[Work instructions]
In the listing that follows, count each line where the word "with" appears; write nothing but the count.

[Data extract]

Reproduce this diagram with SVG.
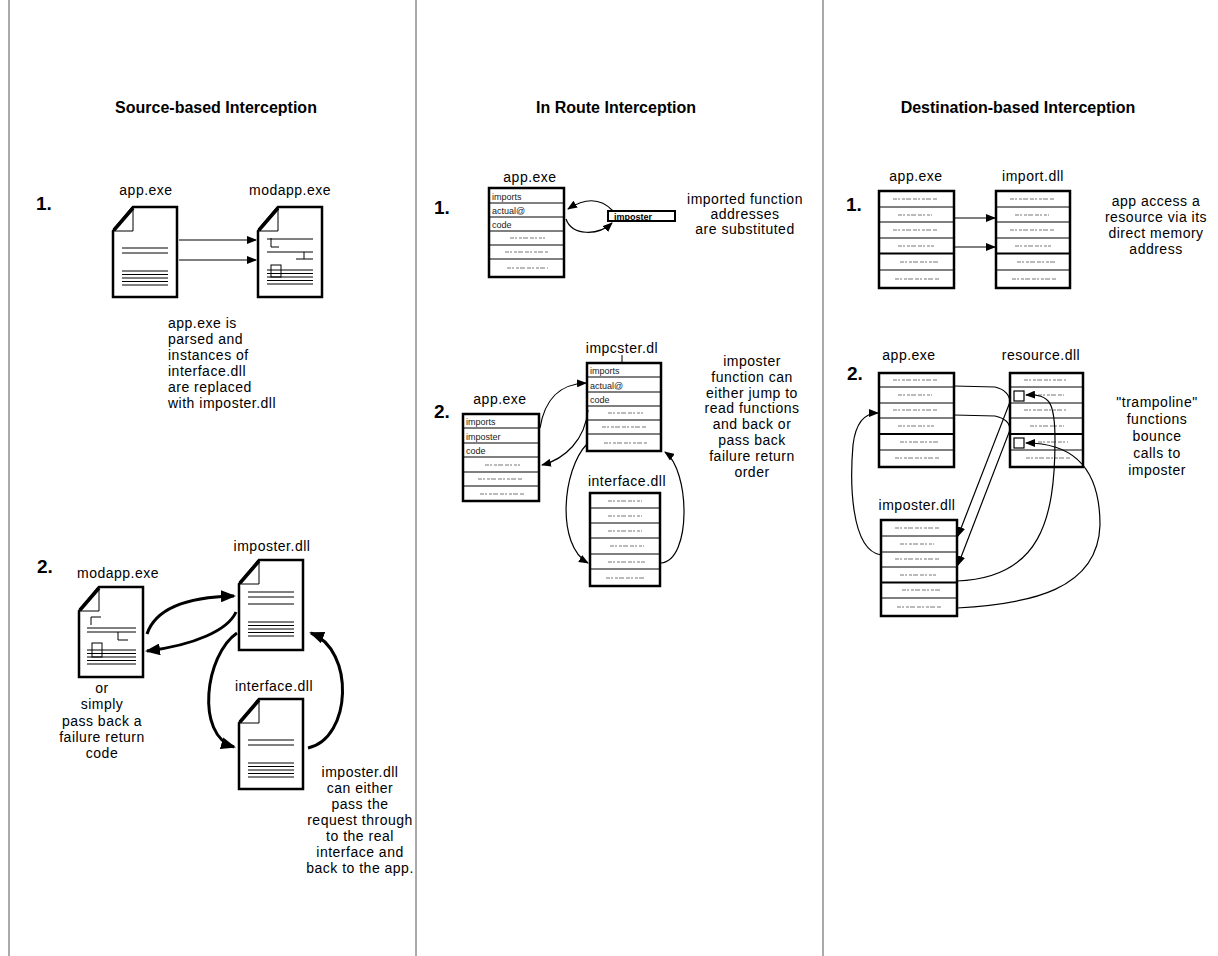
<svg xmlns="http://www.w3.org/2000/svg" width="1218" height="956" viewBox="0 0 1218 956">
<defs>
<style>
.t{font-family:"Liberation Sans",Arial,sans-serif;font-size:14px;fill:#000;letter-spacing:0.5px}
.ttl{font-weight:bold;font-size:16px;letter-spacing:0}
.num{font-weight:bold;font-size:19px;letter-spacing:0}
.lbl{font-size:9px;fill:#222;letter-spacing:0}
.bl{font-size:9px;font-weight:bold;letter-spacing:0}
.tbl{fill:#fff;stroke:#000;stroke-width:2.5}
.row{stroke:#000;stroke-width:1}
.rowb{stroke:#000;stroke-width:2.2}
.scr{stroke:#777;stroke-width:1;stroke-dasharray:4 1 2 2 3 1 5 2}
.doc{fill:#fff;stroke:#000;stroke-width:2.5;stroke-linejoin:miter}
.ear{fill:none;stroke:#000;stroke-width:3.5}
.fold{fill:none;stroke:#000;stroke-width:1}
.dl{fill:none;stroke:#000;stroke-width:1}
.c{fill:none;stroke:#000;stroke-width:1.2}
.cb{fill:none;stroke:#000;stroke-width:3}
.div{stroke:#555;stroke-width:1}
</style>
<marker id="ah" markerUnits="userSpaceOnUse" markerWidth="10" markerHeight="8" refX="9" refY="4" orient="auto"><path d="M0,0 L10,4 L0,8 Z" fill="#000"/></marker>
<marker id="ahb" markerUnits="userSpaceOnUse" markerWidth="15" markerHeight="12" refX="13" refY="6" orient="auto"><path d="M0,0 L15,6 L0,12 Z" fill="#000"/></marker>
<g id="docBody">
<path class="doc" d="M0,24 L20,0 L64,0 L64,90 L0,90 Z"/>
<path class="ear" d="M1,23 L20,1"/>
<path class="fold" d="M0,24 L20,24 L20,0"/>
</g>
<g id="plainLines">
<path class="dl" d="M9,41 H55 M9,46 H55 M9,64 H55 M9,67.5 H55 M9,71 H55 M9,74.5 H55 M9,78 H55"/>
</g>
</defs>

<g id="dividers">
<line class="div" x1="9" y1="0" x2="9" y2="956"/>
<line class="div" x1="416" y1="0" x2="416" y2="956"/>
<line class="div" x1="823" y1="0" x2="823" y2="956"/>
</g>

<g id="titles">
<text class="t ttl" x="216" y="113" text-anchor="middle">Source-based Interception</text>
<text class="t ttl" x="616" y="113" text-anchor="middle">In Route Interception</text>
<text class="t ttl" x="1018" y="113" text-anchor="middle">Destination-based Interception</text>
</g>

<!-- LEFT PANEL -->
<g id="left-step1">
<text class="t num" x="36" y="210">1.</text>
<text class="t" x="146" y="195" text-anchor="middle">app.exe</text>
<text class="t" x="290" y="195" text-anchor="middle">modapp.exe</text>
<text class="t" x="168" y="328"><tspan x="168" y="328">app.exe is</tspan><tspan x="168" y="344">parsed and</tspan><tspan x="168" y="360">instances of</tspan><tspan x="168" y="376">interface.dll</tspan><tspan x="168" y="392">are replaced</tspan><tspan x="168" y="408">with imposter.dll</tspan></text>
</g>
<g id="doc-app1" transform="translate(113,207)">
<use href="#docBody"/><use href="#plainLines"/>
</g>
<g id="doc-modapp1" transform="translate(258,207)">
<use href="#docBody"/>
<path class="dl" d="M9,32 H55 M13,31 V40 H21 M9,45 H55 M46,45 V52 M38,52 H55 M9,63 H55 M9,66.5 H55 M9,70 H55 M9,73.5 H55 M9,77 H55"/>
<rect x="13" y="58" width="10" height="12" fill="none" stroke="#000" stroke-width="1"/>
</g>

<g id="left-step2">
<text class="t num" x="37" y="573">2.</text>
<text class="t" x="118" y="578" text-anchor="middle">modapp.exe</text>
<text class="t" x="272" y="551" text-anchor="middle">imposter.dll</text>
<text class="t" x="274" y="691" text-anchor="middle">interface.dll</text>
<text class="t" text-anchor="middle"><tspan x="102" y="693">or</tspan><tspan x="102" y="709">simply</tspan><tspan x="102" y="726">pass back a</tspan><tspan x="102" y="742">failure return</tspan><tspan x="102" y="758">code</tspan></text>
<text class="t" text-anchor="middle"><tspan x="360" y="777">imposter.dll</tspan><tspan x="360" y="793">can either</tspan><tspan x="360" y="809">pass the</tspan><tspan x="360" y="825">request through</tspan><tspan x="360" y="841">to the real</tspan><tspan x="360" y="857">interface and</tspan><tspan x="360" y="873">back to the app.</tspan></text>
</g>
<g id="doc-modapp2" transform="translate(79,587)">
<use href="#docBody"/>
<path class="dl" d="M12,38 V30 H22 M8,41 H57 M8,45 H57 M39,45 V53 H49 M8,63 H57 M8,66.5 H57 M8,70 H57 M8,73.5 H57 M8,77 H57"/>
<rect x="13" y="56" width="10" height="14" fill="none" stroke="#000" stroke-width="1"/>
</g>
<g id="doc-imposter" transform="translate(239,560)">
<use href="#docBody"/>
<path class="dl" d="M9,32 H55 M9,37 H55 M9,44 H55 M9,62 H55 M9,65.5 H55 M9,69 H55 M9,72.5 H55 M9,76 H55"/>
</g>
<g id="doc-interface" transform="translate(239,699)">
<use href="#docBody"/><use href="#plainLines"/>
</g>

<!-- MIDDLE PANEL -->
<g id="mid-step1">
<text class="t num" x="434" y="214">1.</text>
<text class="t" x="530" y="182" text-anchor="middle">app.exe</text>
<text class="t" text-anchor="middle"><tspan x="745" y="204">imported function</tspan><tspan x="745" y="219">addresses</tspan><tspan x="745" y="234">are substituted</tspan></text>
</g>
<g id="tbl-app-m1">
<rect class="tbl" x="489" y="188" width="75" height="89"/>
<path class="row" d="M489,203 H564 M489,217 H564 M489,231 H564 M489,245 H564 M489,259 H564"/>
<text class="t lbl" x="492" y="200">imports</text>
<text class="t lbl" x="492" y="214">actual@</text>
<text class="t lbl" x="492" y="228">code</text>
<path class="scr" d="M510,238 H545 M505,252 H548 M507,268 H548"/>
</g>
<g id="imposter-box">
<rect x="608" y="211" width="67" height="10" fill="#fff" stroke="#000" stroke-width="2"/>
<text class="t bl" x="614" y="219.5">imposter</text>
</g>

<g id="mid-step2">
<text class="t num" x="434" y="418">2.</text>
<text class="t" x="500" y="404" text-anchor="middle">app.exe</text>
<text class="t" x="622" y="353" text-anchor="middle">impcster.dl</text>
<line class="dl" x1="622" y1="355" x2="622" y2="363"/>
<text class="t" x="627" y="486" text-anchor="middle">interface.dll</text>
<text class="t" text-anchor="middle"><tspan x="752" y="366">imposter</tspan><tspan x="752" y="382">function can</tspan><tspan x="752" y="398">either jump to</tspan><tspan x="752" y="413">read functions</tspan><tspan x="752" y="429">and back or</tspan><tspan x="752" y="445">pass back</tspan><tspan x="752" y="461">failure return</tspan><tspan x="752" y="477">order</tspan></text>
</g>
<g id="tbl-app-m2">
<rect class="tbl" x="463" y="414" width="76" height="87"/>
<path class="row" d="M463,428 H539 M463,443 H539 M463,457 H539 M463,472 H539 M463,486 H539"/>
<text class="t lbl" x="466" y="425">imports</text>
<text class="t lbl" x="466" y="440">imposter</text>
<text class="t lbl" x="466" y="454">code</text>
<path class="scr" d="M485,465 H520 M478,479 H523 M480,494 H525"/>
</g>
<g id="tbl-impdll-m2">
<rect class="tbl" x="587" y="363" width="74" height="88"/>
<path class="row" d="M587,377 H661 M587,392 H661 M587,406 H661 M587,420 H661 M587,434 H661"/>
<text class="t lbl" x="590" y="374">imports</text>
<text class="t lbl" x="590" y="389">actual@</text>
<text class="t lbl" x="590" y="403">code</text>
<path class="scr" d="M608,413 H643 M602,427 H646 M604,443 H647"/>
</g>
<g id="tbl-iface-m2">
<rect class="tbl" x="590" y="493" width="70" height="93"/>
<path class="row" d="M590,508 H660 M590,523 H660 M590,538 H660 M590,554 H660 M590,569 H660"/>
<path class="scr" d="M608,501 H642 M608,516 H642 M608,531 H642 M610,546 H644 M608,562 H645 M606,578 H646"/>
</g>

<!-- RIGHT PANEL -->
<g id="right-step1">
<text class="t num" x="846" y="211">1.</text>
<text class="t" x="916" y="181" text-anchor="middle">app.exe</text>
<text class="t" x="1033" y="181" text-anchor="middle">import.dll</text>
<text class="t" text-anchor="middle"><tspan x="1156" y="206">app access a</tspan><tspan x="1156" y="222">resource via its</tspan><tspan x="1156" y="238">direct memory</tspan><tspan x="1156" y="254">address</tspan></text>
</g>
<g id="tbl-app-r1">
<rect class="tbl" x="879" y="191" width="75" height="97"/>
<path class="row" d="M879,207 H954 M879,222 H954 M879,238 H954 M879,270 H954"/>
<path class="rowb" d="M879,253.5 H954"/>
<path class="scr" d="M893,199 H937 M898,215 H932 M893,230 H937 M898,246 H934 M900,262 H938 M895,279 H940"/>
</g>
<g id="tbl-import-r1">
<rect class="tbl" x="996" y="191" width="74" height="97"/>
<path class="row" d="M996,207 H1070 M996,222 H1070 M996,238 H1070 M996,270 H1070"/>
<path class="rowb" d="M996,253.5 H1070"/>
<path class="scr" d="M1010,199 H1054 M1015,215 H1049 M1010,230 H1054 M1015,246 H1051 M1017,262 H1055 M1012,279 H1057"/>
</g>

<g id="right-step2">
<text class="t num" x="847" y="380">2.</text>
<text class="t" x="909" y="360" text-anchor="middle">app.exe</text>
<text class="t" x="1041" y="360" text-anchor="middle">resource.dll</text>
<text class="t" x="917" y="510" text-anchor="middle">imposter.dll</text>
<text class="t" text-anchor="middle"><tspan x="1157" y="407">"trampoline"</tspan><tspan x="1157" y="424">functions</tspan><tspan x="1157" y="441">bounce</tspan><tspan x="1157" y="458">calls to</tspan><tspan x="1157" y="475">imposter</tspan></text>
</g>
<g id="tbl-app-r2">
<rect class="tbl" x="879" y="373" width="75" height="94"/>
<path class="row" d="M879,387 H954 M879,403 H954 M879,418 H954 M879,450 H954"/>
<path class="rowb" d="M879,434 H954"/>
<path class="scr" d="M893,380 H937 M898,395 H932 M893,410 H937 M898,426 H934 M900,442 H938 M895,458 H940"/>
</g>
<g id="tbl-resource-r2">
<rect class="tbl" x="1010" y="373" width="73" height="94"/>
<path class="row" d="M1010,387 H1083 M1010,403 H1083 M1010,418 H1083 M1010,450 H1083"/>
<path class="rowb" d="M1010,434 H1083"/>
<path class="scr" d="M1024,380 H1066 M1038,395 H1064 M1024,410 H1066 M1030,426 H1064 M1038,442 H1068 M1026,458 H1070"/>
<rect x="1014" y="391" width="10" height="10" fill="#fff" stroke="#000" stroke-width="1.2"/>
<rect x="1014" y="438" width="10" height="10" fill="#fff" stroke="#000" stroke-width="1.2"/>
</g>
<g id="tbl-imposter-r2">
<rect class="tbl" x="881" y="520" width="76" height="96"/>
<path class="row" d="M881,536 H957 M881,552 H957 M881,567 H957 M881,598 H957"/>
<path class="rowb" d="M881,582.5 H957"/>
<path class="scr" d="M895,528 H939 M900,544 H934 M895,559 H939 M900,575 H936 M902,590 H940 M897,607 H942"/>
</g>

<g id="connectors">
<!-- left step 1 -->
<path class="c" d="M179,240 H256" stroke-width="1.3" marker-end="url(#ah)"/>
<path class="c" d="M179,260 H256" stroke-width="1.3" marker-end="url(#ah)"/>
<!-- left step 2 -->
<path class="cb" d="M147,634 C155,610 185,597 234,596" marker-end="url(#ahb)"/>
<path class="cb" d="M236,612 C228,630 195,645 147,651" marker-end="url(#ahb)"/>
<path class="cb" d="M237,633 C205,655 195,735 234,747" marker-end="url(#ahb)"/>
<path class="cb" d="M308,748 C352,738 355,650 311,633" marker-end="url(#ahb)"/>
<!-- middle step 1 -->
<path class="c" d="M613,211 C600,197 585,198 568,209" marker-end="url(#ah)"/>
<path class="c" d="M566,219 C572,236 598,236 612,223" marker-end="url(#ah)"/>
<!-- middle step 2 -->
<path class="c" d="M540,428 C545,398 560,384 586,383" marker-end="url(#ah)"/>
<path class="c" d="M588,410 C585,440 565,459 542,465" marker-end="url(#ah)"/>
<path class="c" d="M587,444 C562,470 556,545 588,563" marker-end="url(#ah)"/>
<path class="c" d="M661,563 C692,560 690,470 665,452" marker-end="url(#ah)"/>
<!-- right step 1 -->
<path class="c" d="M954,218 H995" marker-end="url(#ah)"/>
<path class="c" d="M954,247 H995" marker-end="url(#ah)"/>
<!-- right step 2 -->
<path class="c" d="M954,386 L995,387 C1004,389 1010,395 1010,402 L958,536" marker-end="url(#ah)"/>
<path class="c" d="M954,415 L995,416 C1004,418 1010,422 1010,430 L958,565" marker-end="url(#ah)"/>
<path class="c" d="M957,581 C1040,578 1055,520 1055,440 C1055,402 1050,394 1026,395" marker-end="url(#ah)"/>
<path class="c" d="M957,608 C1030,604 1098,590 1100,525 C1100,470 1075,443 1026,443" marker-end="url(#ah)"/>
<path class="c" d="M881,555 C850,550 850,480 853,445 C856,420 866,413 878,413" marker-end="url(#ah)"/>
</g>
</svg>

[Result below]
2